Lately I’ve been thinking about money, investment and generational barriers. I volunteer at my local community garden located in Sonoma, California. The 6 acre property was a gift from Pauline Bond, schoolteacher and a gardener, to the City of Sonoma. Sonoma Ecology Center maintains it to promote sustainable garden & farming practices in the community. The garden offers its full time residents and its part time city dwellers a chance to learn foods journey from soil to plate.
Recently I met a young man at the garden. I’ll name him Russ. Russ accepted a position to manage, educate and generally care for my garden treasure. This 25 year old young man exudes confidence and commitment. Russ is paid minimally for his skills due to the financial constraints of a donation based community project. Its true the garden produces and sells the finest organic fruits, vegetables and eggs but the revenue from these incredible foods hardly pays wages.
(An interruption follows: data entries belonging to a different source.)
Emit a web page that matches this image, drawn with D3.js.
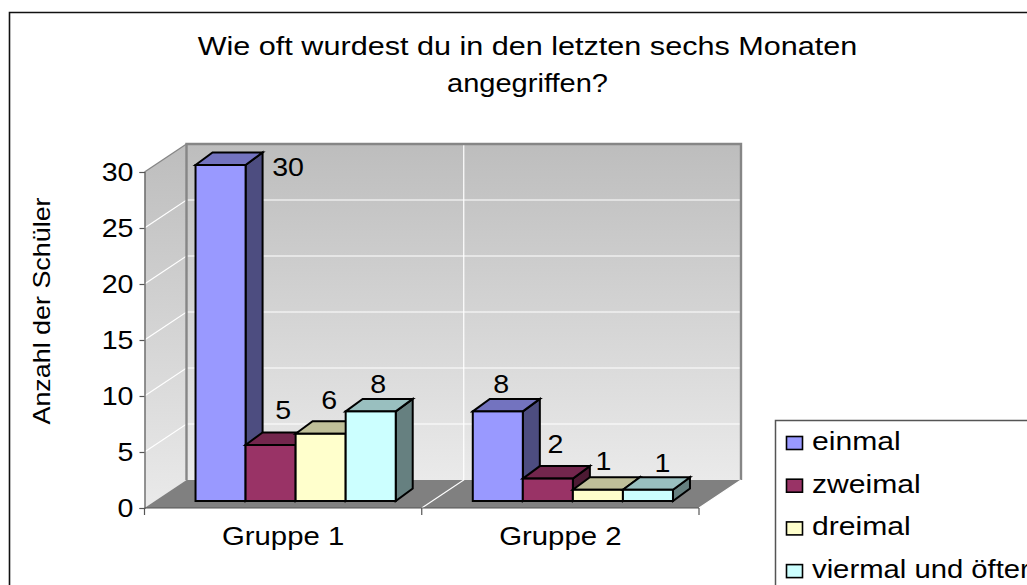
<!DOCTYPE html>
<html><head><meta charset="utf-8">
<script src="https://cdn.jsdelivr.net/npm/d3@7"></script>
<style>html,body{margin:0;padding:0;background:#fff;overflow:hidden}svg{display:block}text{font-family:"Liberation Sans",Arial,sans-serif;fill:#000}</style>
</head><body><svg id="c" width="1027" height="585"></svg>
<script>
const titleLines = ["Wie oft wurdest du in den letzten sechs Monaten", "angegriffen?"];
const yTitle = "Anzahl der Schüler";
const groups = ["Gruppe 1", "Gruppe 2"];
const seriesNames = ["einmal", "zweimal", "dreimal", "viermal und öfter"];
const einmal = [30, 8];
const zweimal = [5, 2];
const dreimal = [6, 1];
const viermal = [8, 1];
const seriesValues = [einmal, zweimal, dreimal, viermal];
const yTicks = [0, 5, 10, 15, 20, 25, 30];
const frontColors = ["#9999FF", "#993366", "#FFFFCC", "#CCFFFF"];
const topColors = ["#7373BF", "#73264D", "#BFBF99", "#99BFBF"];
const sideColors = ["#4D4D80", "#4D1A33", "#808066", "#668080"];
// label nudges by series then group, relative to the default spot above each bar
const labelDx = [[59, -5], [4, -1], [0, -3], [-1, 6]];
const labelDy = [[-2, 0], [-8, -7], [-6, -1], [0, 1]];
const legendStretch = [1.158, 1.158, 1.158, 1.125];

const svg = d3.select("#c");
const stretch = (sel, f) => sel.each(function () {
  const len = this.getComputedTextLength();
  d3.select(this).attr("textLength", len * f).attr("lengthAdjust", "spacingAndGlyphs");
});
const depth = {x: 42, y: -28};
const y = d3.scaleLinear().domain([0, 30]).range([508, 172]);
const x0 = d3.scaleBand().domain(groups).range([144.5, 699]);
const x1 = d3.scaleBand().domain(d3.range(4)).range([0, x0.bandwidth()]).paddingInner(0).paddingOuter(0.77);
const barShift = {x: 12.5, y: -7};
const barDepth = {x: 17, y: -12.5};

const defs = svg.append("defs");
const g = defs.append("linearGradient").attr("id", "wall").attr("x1", 0).attr("x2", 0).attr("y1", 0).attr("y2", 1);
g.append("stop").attr("offset", 0).attr("stop-color", "#BDBDBD");
g.append("stop").attr("offset", 1).attr("stop-color", "#EAEAEA");

// outer frame
svg.append("path").attr("d", "M9.5,585V12.5H1027").attr("fill", "none").attr("stroke", "#111").attr("stroke-width", 1.6);

// title
svg.selectAll(".title").data(titleLines).enter().append("text").attr("class", "title")
  .attr("x", 527.5).attr("y", (d, i) => 55 + i * 37).attr("text-anchor", "middle")
  .attr("font-size", 26.5).text(d => d)
  .call(stretch, 1.154);
d3.selectAll(".title").filter((d, i) => i === 1).attr("textLength", 161);

const line = d3.line();
const xL = x0.range()[0], xR = x0.range()[1], yB = y(0), yT = y(30);
svg.append("path").attr("d", line([[xL, yB], [xL + depth.x, yB + depth.y], [xL + depth.x, yT + depth.y], [xL, yT]]) + "Z").attr("fill", "url(#wall)");
svg.append("rect").attr("x", xL + depth.x).attr("y", yT + depth.y).attr("width", xR - xL).attr("height", yB - yT).attr("fill", "url(#wall)");
svg.append("path").attr("d", line([[xL, yB], [xL + depth.x, yB + depth.y], [xR + depth.x, yB + depth.y], [xR, yB]]) + "Z").attr("fill", "#808080");

// gridlines
yTicks.filter(t => t > 0 && t < 30).forEach(t => {
  svg.append("path").attr("d", line([[xL, y(t)], [xL + depth.x, y(t) + depth.y], [xR + depth.x, y(t) + depth.y]])).attr("fill", "none").attr("stroke", "#fff").attr("stroke-width", 1.2);
});
const xMid = x0("Gruppe 2");
svg.append("path").attr("d", line([[xMid, yB], [xMid + depth.x, yB + depth.y], [xMid + depth.x, yT + depth.y]])).attr("fill", "none").attr("stroke", "#fff").attr("stroke-width", 1.2);

// wall borders
svg.append("path").attr("d", line([[xL + depth.x, yB + depth.y], [xL + depth.x, yT + depth.y], [xR + depth.x, yT + depth.y], [xR + depth.x, yB + depth.y]])).attr("fill", "none").attr("stroke", "#868686").attr("stroke-width", 2.4);
svg.append("path").attr("d", line([[xL, yT], [xL + depth.x, yT + depth.y]])).attr("fill", "none").attr("stroke", "#868686").attr("stroke-width", 1.4);
svg.append("path").attr("d", line([[xR, yB], [xR + depth.x, yB + depth.y]])).attr("fill", "none").attr("stroke", "#fff").attr("stroke-width", 1.2);

// axes
const yAxis = d3.axisLeft(y).tickValues(yTicks).tickSize(5).tickPadding(6).tickFormat(d3.format("d"));
const ya = svg.append("g").attr("transform", `translate(${xL},0)`).call(yAxis);
ya.selectAll("path,line").attr("stroke", "#555").attr("stroke-width", 1.2);
ya.selectAll("text").attr("font-size", 26).attr("font-family", '"Liberation Sans"').attr("fill", "#000").call(stretch, 1.1);
const xTicks = [...groups.map(d => x0(d)), xR];
const xAxisLine = svg.append("g");
xAxisLine.append("path").attr("d", line([[xL, yB], [xR, yB]])).attr("stroke", "#555").attr("stroke-width", 1.2);
xAxisLine.selectAll("line").data(xTicks).enter().append("line").attr("x1", d => d).attr("x2", d => d).attr("y1", yB).attr("y2", yB + 7).attr("stroke", "#555").attr("stroke-width", 1.2);
svg.selectAll(".cat").data(groups).enter().append("text").attr("class", "cat")
  .attr("x", d => x0(d) + x0.bandwidth() / 2).attr("y", 545).attr("text-anchor", "middle").attr("font-size", 25.5).text(d => d)
  .call(stretch, 1.15);

// y title
svg.append("text").attr("transform", "translate(50,311) rotate(-90)").attr("text-anchor", "middle").attr("font-size", 24).text(yTitle).call(stretch, 1.12);

// bars
groups.forEach((gr, gi) => {
  seriesValues.forEach((vals, si) => {
    const v = vals[gi];
    const bx = x0(gr) + x1(si) + barShift.x, bw = x1.bandwidth();
    const by = y(v) + barShift.y, bb = y(0) + barShift.y;
    const bar = svg.append("g").attr("stroke", "#000").attr("stroke-width", 2);
    bar.append("path").attr("fill", sideColors[si]).attr("d", line([[bx + bw, by], [bx + bw + barDepth.x, by + barDepth.y], [bx + bw + barDepth.x, bb + barDepth.y], [bx + bw, bb]]) + "Z");
    bar.append("path").attr("fill", topColors[si]).attr("d", line([[bx, by], [bx + barDepth.x, by + barDepth.y], [bx + bw + barDepth.x, by + barDepth.y], [bx + bw, by]]) + "Z");
    bar.append("rect").attr("fill", frontColors[si]).attr("x", bx).attr("y", by).attr("width", bw).attr("height", bb - by);
  });
});
// data labels
groups.forEach((gr, gi) => {
  seriesValues.forEach((vals, si) => {
    const v = vals[gi];
    const top = y(v) + barShift.y + barDepth.y;
    const cx = x0(gr) + x1(si) + barShift.x + x1.bandwidth() / 2 + barDepth.x / 2 + labelDx[si][gi];
    svg.append("text").attr("x", cx).attr("y", (v === 30 ? top + 25 : top - 6) + labelDy[si][gi])
      .attr("text-anchor", "middle").attr("font-size", 26).text(v).call(stretch, 1.1);
  });
});

// legend
svg.append("rect").attr("x", 775.5).attr("y", 420.5).attr("width", 300).attr("height", 250).attr("fill", "#fff").attr("stroke", "#555").attr("stroke-width", 1.5);
seriesNames.forEach((n, i) => {
  const ly = 443 + i * 42.7;
  svg.append("rect").attr("x", 786.5).attr("y", ly - 6.5).attr("width", 16).attr("height", 13).attr("fill", frontColors[i]).attr("stroke", "#000").attr("stroke-width", 1.6);
  svg.append("text").attr("x", 812).attr("y", ly + 7).attr("font-size", 26).text(n).call(stretch, legendStretch[i]);
});
</script></body></html>
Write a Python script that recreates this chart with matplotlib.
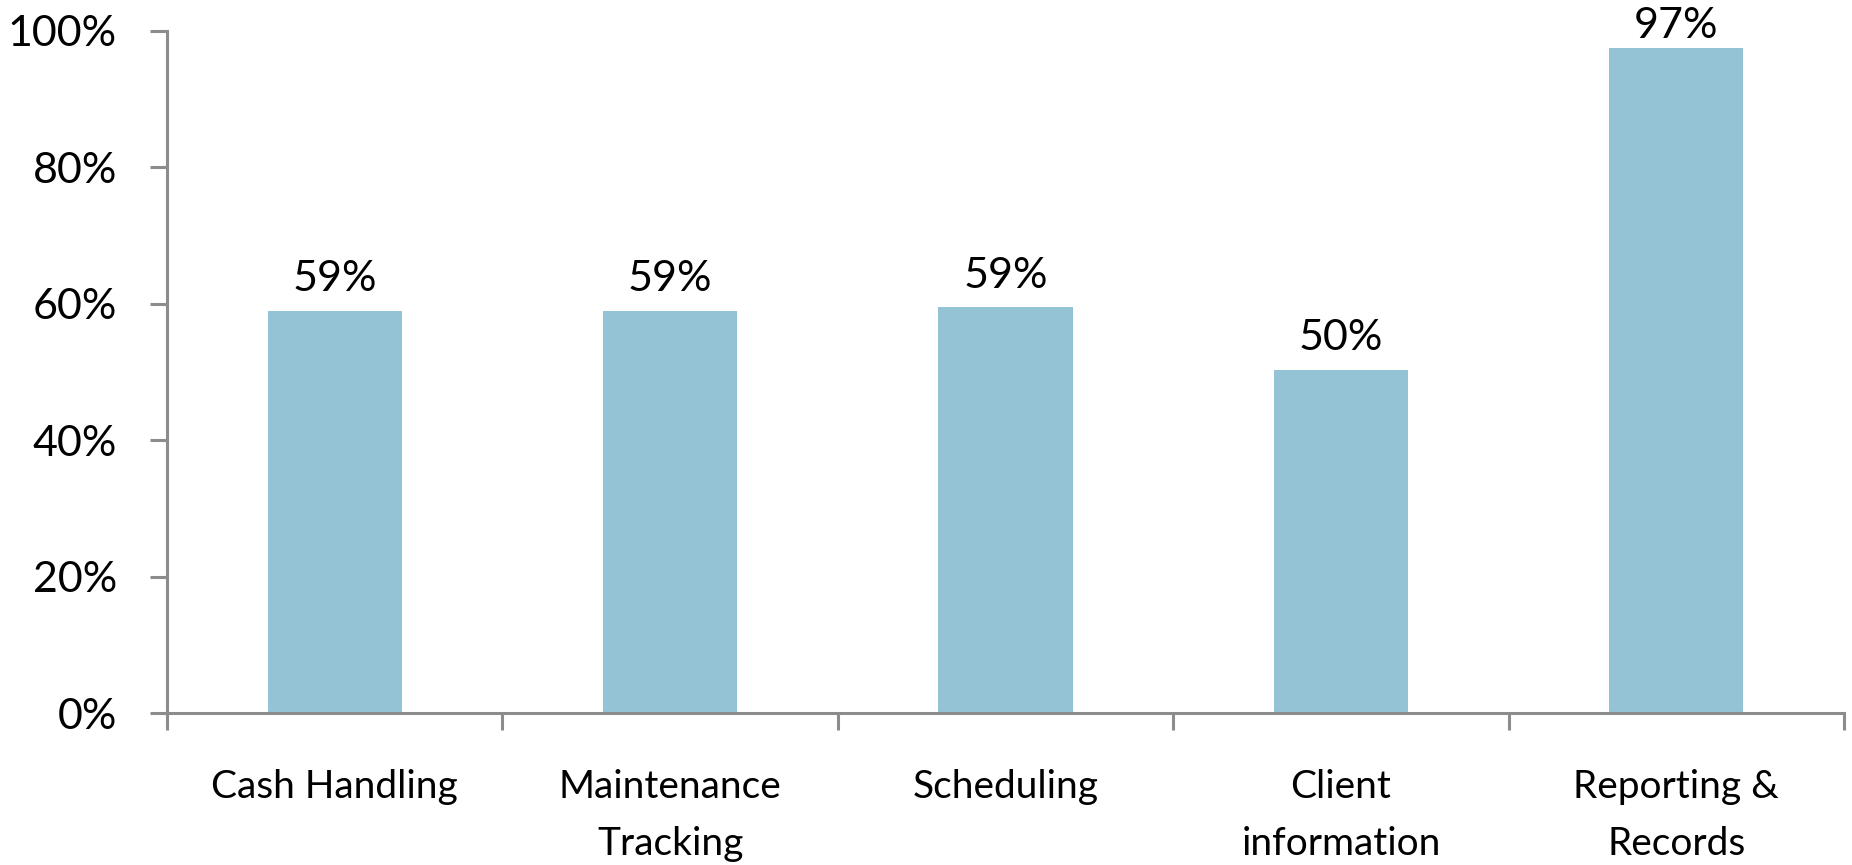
import matplotlib
matplotlib.use("Agg")
import matplotlib.pyplot as plt
from matplotlib.ticker import FuncFormatter, FixedLocator

categories = ["Cash Handling", "Maintenance\nTracking", "Scheduling", "Client\ninformation", "Reporting &\nRecords"]
values = [59.0, 59.0, 59.5, 50.3, 97.5]
value_labels = ["59%", "59%", "59%", "50%", "97%"]

plt.rcParams['font.family'] = ['Lato', 'DejaVu Sans']

bar_color = '#93c3d5'
axis_color = '#8c8c8c'
text_color = '#000000'

fig = plt.figure(figsize=(18.52, 8.65), dpi=100)
ax = fig.add_axes([0.0902, 0.1757, 0.9055, 0.7885])

x = list(range(len(categories)))
bars = ax.bar(x, values, width=0.40, color=bar_color, zorder=2)

for rect, lab in zip(bars, value_labels):
    h = rect.get_height()
    # labels near the top get squeezed down so they stay inside the figure
    off = 9 if h < 95 else 2
    ax.annotate(lab, (rect.get_x() + rect.get_width() / 2, h),
                xytext=(0, off), textcoords='offset points',
                ha='center', va='bottom', fontsize=31, color=text_color)

ax.set_xlim(-0.5, len(categories) - 0.5)
ax.set_ylim(0, 100)
ax.set_yticks([0, 20, 40, 60, 80, 100])
ax.yaxis.set_major_formatter(FuncFormatter(lambda v, _: f"{v:.0f}%"))

# category labels centred, ticks on the boundaries
ax.set_xticks(x)
ax.set_xticklabels(categories, fontsize=28, linespacing=1.75, color=text_color)
ax.xaxis.set_minor_locator(FixedLocator([i - 0.5 for i in range(len(categories) + 1)]))
ax.tick_params(axis='x', which='major', length=0, pad=40)
ax.tick_params(axis='x', which='minor', length=12, width=2.2, color=axis_color)
ax.tick_params(axis='y', length=12, width=2.2, color=axis_color, labelsize=31, pad=24,
               labelcolor=text_color)

for side in ['top', 'right']:
    ax.spines[side].set_visible(False)
for side in ['left', 'bottom']:
    ax.spines[side].set_color(axis_color)
    ax.spines[side].set_linewidth(2.2)

fig.savefig('out.png', dpi=100, facecolor='white')
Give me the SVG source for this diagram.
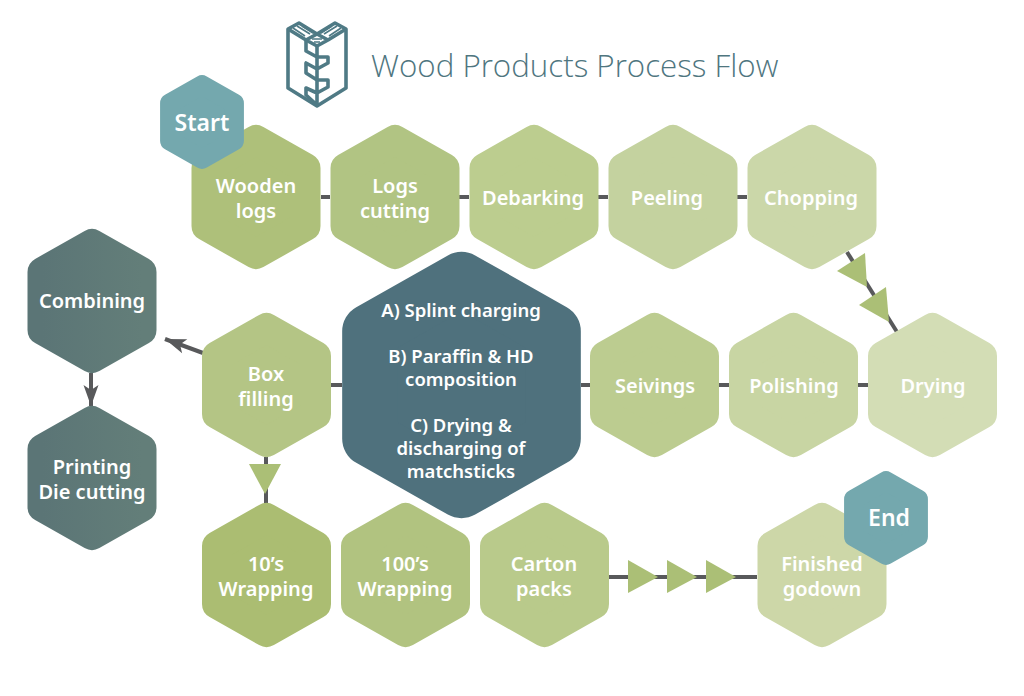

My recent conversation with Russ got me thinking about his investment challenges. He has few, if any, options to invest in private food and agriculture companies in line with his values. I’m aware of his obstacles. A small dollar investment, his non-accredited investor status, and his lack of due diligence knowledge. Together, these obstacles make it nearly impossible for Russ, who given access, can add much value as a stakeholder.
Many non-accredited and younger investors are unable to participate in sponsor ed syndicates raising capital for early stage companies. I began to think about what alternatives are available for principled non-accredited would be equity investors. How to provide investment opportunity, transparency, education and ultimately access to deals. My new friend Russ can invest his time but not his hard earned capital.
The founder at Knives and Forks, a Canadian investment co-op located in Vancouver may have found a way. The co-op is focused on food sustainability, and may be an interesting model to explore as we continue the discussion about how to provide non-accredited investors with opportunities to participate in impact investing.
How it works. Interested investors join Knives and Forks as a member of the co-op. Members of the co-op are eligible to invest in the co-op’s lending activities. Members attend pitch sessions where they hear local businesses pitch their ideas. Members get to vote, one vote for each member, on their favorite business. Finalists then move to the investment committee for approval. Pitch sessions build community and provide a forum for connection. Members can discuss a companies stakeholder values, mission and purpose. Members become engaged in the investment process.
Its not just about financial returns. Social returns are a part of the total returns. Forks and Knives members are told they will realize a economic return of approximately 2% on their investment. However there are other ways measure returns in the form of benefiting their community, their environment and their local employment market. I see Knives and Forks as a model worth contemplating for investors as it creates tremendous alignment of stakeholder interests for non-accredited investors.